WASHINGTON — The District of Columbia’s long-delayed convention center hotel project will finally move forward Tuesday with a $248.4 million bond deal that will allow construction to begin next month.
The Washington Convention and Sports Authority, as part of a public-private partnership, is issuing the bonds for the $516.2 million, 1,174-room Marriott Marquis to be built across the street from the district’s convention center.
The hotel will raise the city’s competitiveness for convention business as originally envisioned when the Walter E. Washington Convention Center opened in 2003, district officials said.
The financing package runs the gamut of available debt tools: Build America Bonds, tax-exempt recovery zone facility bonds, taxable recovery zone economic development bonds, and traditional taxable bonds to refund some outstanding debt from 2007.
The district in 2008 approved the financing package, authorizing revenues from sales taxes, tax-increment financing, and lease payments to secure the bonds.
The bonds will be priced in three series: $66.5 million of 2010A tax-exempt recovery zone facility bonds; $90 million of 2010B-1 taxable recovery zone economic development bonds and $20.1 million of 2010B-2 BABs; and $71.8 million of 2010C taxable bonds refunding outstanding 2007 bonds.
The bonds are rated A1 by Moody’s Investors Service, A by Standard & Poor’s, and A-plus by Fitch Ratings.
The bonds are partly secured by a portion of district sales taxes from hotel rooms, restaurant meals, and rental vehicles. These revenue sources have been “notably resilient,” Moody’s said in its rating report on the hotel.
Since 1997, average annual growth in these revenues has been 6.2%, with the only decline during fiscal 2002 after the closure of National Airport following the Sept. 11, 2001, terrorist attacks.
TIF revenues from sales and property taxes will provide additional support for the bonds, as well as lease payments from the project developers.
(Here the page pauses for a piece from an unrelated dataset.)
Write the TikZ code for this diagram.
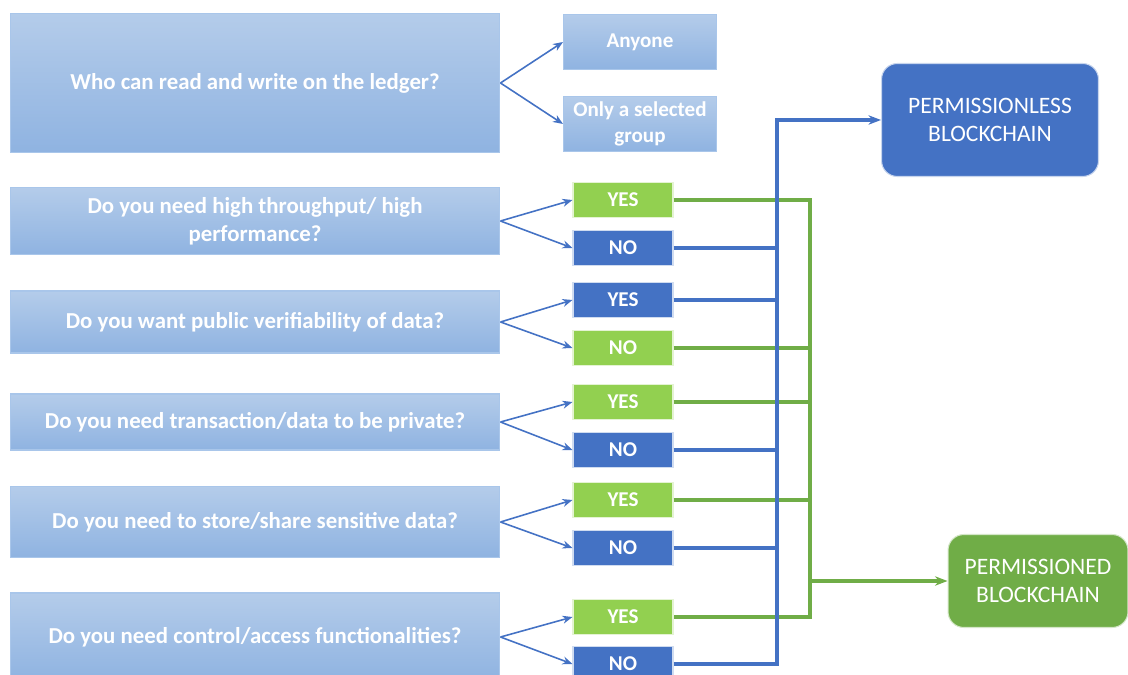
\documentclass[tikz,border=0pt]{standalone}
\usepackage{fontspec}
\setmainfont{Carlito}
\usetikzlibrary{arrows.meta, calc}
\definecolor{qtop}{HTML}{B4CCEA}
\definecolor{qbot}{HTML}{8FB3E1}
\definecolor{qedge}{HTML}{A9C6EA}
\definecolor{cblue}{HTML}{4472C4}
\definecolor{cgreen}{HTML}{70AD47}
\definecolor{clime}{HTML}{92D050}
\tikzset{
  every picture/.style={font=\fontsize{12}{14}\selectfont},
  qbox/.style={draw=qedge, line width=0.6pt, top color=qtop, bottom color=qbot, text=white, font=\bfseries\fontsize{13}{16}\selectfont, align=center, minimum width=9.8cm},
  abox/.style={qbox, font=\bfseries\fontsize{12}{14.5}\selectfont, minimum width=3.06cm, minimum height=1.1cm, inner sep=1pt},
  yn/.style={draw=white!75!#1, line width=0.6pt, fill=#1, text=white, font=\bfseries\fontsize{12}{14}\selectfont, minimum width=2cm, minimum height=0.7cm, inner sep=0pt},
  res/.style={fill=#1, draw=white!70!#1, line width=0.6pt, rounded corners=9pt, text=white, align=center, font=\fontsize{13.4}{16}\selectfont},
  arrow/.style={-{Stealth[length=2mm, width=1.6mm]}, draw=cblue, line width=0.9pt},
  bus/.style={draw=#1, line width=2pt},
}
\begin{document}
\begin{tikzpicture}[x=0.02cm, y=-0.02cm]
  \useasboundingbox (0,0) rectangle (1128,675);
  \clip (0,0) rectangle (1128,675);
  % questions
  \node[qbox, minimum height=2.78cm] (q1) at (255,83) {Who can read and write on the ledger?};
  \node[qbox, minimum height=1.34cm] (q2) at (255,221) {Do you need high throughput/ high\\performance?};
  \node[qbox, minimum height=1.24cm] (q3) at (255,322) {Do you want public verifiability of data?};
  \node[qbox, minimum height=1.12cm] (q4) at (255,422) {Do you need transaction/data to be private?};
  \node[qbox, minimum height=1.42cm] (q5) at (255,522) {Do you need to store/share sensitive data?};
  \node[qbox, minimum height=1.76cm] (q6) at (255,637) {Do you need control/access functionalities?};
  % answers
  \node[abox] (any) at (640,42) {Anyone};
  \node[abox, align=center] (grp) at (640,124) {Only a selected\\group};
  \node[yn=clime] (y2) at (623,200) {YES};
  \node[yn=cblue] (n2) at (623,248) {NO};
  \node[yn=cblue] (y3) at (623,300) {YES};
  \node[yn=clime] (n3) at (623,348) {NO};
  \node[yn=clime] (y4) at (623,402) {YES};
  \node[yn=cblue] (n4) at (623,450) {NO};
  \node[yn=clime] (y5) at (623,500) {YES};
  \node[yn=cblue] (n5) at (623,548) {NO};
  \node[yn=clime] (y6) at (623,617) {YES};
  \node[yn=cblue] (n6) at (623,664) {NO};
  % outcomes
  \node[res=cblue, minimum width=4.34cm, minimum height=2.26cm] (pl) at (990,120) {PERMISSIONLESS\\BLOCKCHAIN};
  \node[res=cgreen, minimum width=3.6cm, minimum height=1.86cm] (pd) at (1038,581) {PERMISSIONED\\BLOCKCHAIN};
  \coordinate (bt) at (777,120);
  \coordinate (gb) at (810,617);
  % splits
  \draw[arrow] (q1.east) -- (any.west);
  \draw[arrow] (q1.east) -- (grp.west);
  \foreach \i in {2,...,6} {
    \draw[arrow] (q\i.east) -- (y\i.west);
    \draw[arrow] (q\i.east) -- (n\i.west);
  }
  % green bus
  \draw[bus=cgreen] (y2.east) -| (gb) -- (y6.east);
  \foreach \n in {n3,y4,y5} \draw[bus=cgreen] (\n.east) -- (\n.east -| gb);
  \draw[bus=cgreen, -{Stealth[length=2.5mm]}] (gb |- pd.west) -- (pd.west);
  % blue bus
  \draw[bus=cblue, -{Stealth[length=2.5mm]}] (n6.east) -| (bt) -- (pl.west);
  \foreach \n in {n2,y3,n4,n5} \draw[bus=cblue] (\n.east) -- (\n.east -| bt);
\end{tikzpicture}
\end{document}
All of the bonds are being issued as senior-lien bonds and have a parity claim on the dedicated taxes, Moody’s said. The WCSA’s new and outstanding bonds will cover debt service 1.7 times, down from 2.7 times before this issuance, according to Moody’s.
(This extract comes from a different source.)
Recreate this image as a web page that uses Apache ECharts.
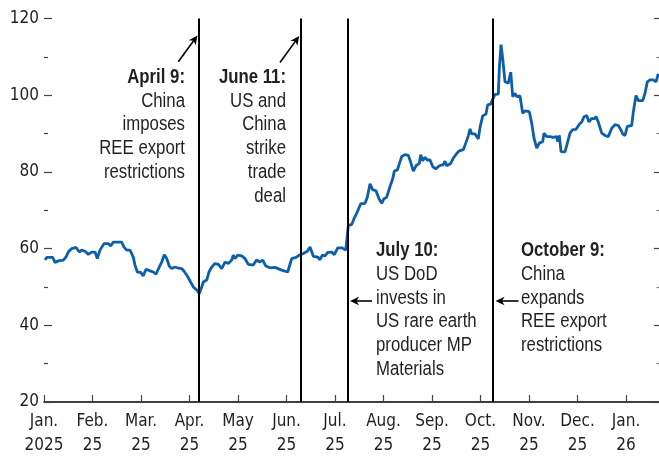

Quadrangle Development Corp. and Capstone Development LLC are the developers, and Marriott International Inc. will operate the hotel.
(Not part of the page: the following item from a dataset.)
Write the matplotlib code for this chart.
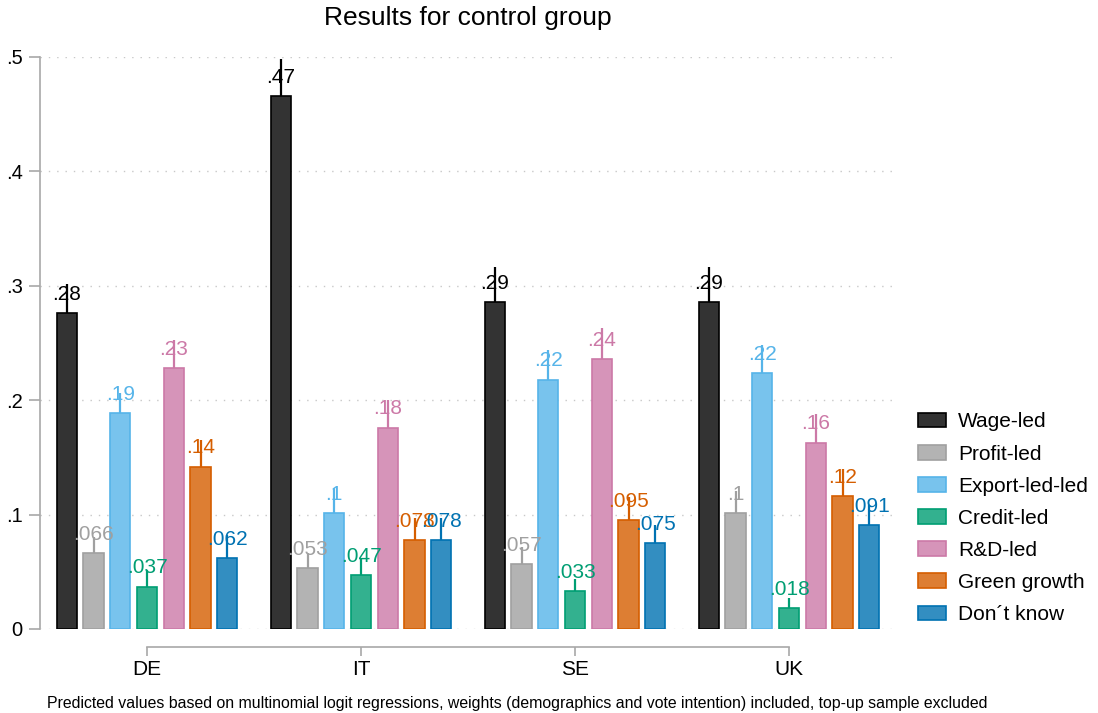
import matplotlib
matplotlib.use('Agg')
import matplotlib.pyplot as plt
from matplotlib.colors import to_rgb
from matplotlib.patches import Patch
import numpy as np

plt.rcParams['font.family'] = ['Liberation Sans', 'DejaVu Sans']

countries = ['DE', 'IT', 'SE', 'UK']
categories = ['Wage-led', 'Profit-led', 'Export-led-led', 'Credit-led',
              'R&D-led', 'Green growth', 'Don\u00b4t know']

# predicted shares per country (rows) and category (columns)
values = [
    [0.276, 0.066, 0.189, 0.037, 0.228, 0.142, 0.062],
    [0.466, 0.053, 0.101, 0.047, 0.176, 0.078, 0.078],
    [0.286, 0.057, 0.218, 0.033, 0.236, 0.095, 0.075],
    [0.286, 0.101, 0.224, 0.018, 0.163, 0.116, 0.091],
]
# upper CI bounds
upper = [
    [0.302, 0.080, 0.206, 0.052, 0.253, 0.165, 0.082],
    [0.498, 0.066, 0.123, 0.061, 0.200, 0.097, 0.097],
    [0.316, 0.072, 0.244, 0.044, 0.263, 0.115, 0.091],
    [0.316, 0.121, 0.248, 0.027, 0.188, 0.140, 0.108],
]

edge_colors = ['#000000', '#a0a0a0', '#56b4e9', '#009e73',
               '#cc79a7', '#d55e00', '#0072b2']


def _blend(c, a=0.8):
    r = np.array(to_rgb(c))
    return tuple(a * r + (1 - a) * np.ones(3))


def _fmt(v):
    s = '%.2g' % v
    return s[1:] if s.startswith('0.') else s


vals = np.array(values)
ups = np.array(upper)
lows = 2 * vals - ups

fig = plt.figure(figsize=(10.98, 7.13), dpi=100)
ax = fig.add_axes([40 / 1098, 1 - 629 / 713, 856 / 1098, 572 / 713])

step = 0.125
width = 0.0935
group_x = np.arange(len(countries))
for j, cat in enumerate(categories):
    xs = group_x + (j - 3) * step
    ec = edge_colors[j]
    ax.vlines(xs, lows[:, j], ups[:, j], color=ec, linewidth=1.6, zorder=2)
    ax.bar(xs, vals[:, j], width=width, color=_blend(ec), edgecolor=ec,
           linewidth=1.2, zorder=3)
    for x, v in zip(xs, vals[:, j]):
        ax.annotate(_fmt(v), (x, v), xytext=(0, 9.5), textcoords='offset points',
                    ha='center', va='baseline', fontsize=15, color=ec, zorder=5)

ax.set_xlim(-0.5, 3.5)
ax.set_ylim(0, 0.5)
for y in [0, 0.1, 0.2, 0.3, 0.4, 0.5]:
    ax.axhline(y, color='#c8c8c8', linewidth=1.0, linestyle=(0, (1, 5)), zorder=1)

for s in ['top', 'right']:
    ax.spines[s].set_visible(False)
ax.spines['left'].set_color('#a8a8a8')
ax.spines['left'].set_linewidth(1.2)
ax.spines['bottom'].set_color('#a8a8a8')
ax.spines['bottom'].set_linewidth(1.2)
ax.spines['bottom'].set_position(('outward', 13))
ax.spines['bottom'].set_bounds(0, 3)

ax.set_yticks([0, 0.1, 0.2, 0.3, 0.4, 0.5])
ax.set_yticklabels(['0', '.1', '.2', '.3', '.4', '.5'])
ax.set_xticks(group_x)
ax.set_xticklabels(countries)
ax.tick_params(axis='y', length=8, width=1.2, color='#a8a8a8', pad=4.5, labelsize=14.5)
ax.tick_params(axis='x', length=6.5, width=1.2, color='#a8a8a8', pad=3, labelsize=15)

ax.set_title('Results for control group', fontsize=19, pad=23)

handles = [Patch(facecolor=_blend(c), edgecolor=c, linewidth=1.2) for c in edge_colors]
fig.legend(handles, categories, loc='upper left', bbox_to_anchor=(908 / 1098, 1 - 402 / 713),
           frameon=False, fontsize=15, handlelength=1.3, handleheight=0.7,
           labelspacing=0.63, handletextpad=0.6, borderpad=0)

fig.text(517 / 1098, 1 - 708 / 713,
         'Predicted values based on multinomial logit regressions, weights (demographics and vote intention) included, top-up sample excluded',
         ha='center', va='baseline', fontsize=11.4)

fig.savefig('out.png', dpi=100)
The underwriting syndicate, which was announced in April, is led by Goldman, Sachs & Co., Siebert Brandford Shank & Co., Bank of America Merrill Lynch, Loop Capital Markets LLC, and Morgan Stanley.
Orrick, Herrington & Sutcliffe LLP is bond counsel and Raymond James & Associates is the financial adviser.
The hotel “has probably taken 10 years to bring to fruition,” said Henry Mosley, chief financial officer at the authority.
Its long history of delays finally concluded this spring when a District of Columbia Superior Court judge ruled in favor of the district, the WCSA, and Marriott over a challenge to the contract by a competing developer. The parties settled the dispute out of court this summer to avoid an appeal challenge, Mosley said.
Earlier, the credit crisis had halted financing, and one of the initial underwriters, UBS Securities LLC, withdrew from the municipal market in 2008.
Even earlier, political wrangling over zoning threw a monkey wrench into the construction process. Previous attempts to finance construction with as much as $750 million of bonds were nixed by the district’s chief financial officer, Natwar M. Gandhi, as he advocated for a debt cap to boost the district’s credit rating.
The convention and tourism industry is the second-largest part of the district’s economy after federal government spending.
In 2009, about 16.4 million people visited the district, according to the WCSA. The convention center expects to host more than 600,000 people in 2012, up from 368,900 in 2009.